Si me he atrevido a señalar antes que es la tercera de las historias la más sugestiva es por dos motivos: el primero, porque en ella encuentra Fajardo su mejor ritmo y precisión de estilo. El segundo, porque se pone en juego la interesante dicotomía entre dos filosofías de vida distintas: la del trabajo, encarnada en el personaje de la septuagenaria, y la del consumismo, representada por el sobrino. El acierto del autor reside en presentar ambas posturas al mismo nivel en todo momento, obligando al lector a contemplar cómo se relacionan, retuercen y tropiezan desde la ecuanimidad.

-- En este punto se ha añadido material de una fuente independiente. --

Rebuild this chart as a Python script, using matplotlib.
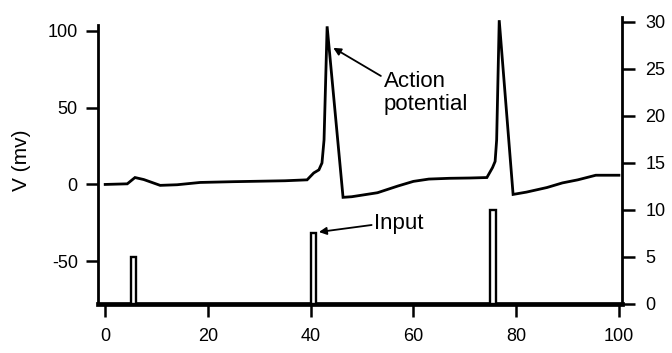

Sin intención de desmerecer el esfuerzo de Fajardo, ni de rebajar la calidad general de la novela (que, de verdad, recomiendo si estáis de humor para sumergiros en un relato de actualidad social), me quedaría con mal sabor de boca si no apuntara dos cuestiones. La primera es la falta de tensión narrativa, que puede no ser motivo de disgusto para lectores capaces de disfrutar sin ella (amigos, no todo es la trama…), pero que, por el contrario, a otros termina por hartar. La segunda es la carencia de profundidad de los personajes, que se explica por la siguiente descompensación: si bien es cierto que Asamblea ordinaria juega con la baza de no dar nombre a sus personajes para propiciar la identificación con el lector, también lo es que la considerable laguna de información que tenemos sobre ellos viene a dificultar justamente dicho reconocimiento.

Yo no sé si, como señala Sergio del Molino, podemos estar frente a la novela que retrata la crisis en España, pero de lo que sí estoy segura es de la necesidad de hacer hueco a textos que, lejos de proponer alternativas, dar consuelo o articular denuncias, rasguen la realidad para observarla concienzudamente y ofrecernos el relato de nuestro espacio íntimo y cotidiano, fuera de compromisos ideológicos. En ese sentido, Asamblea ordinaria cumple, sin lugar a dudas, con las expectativas.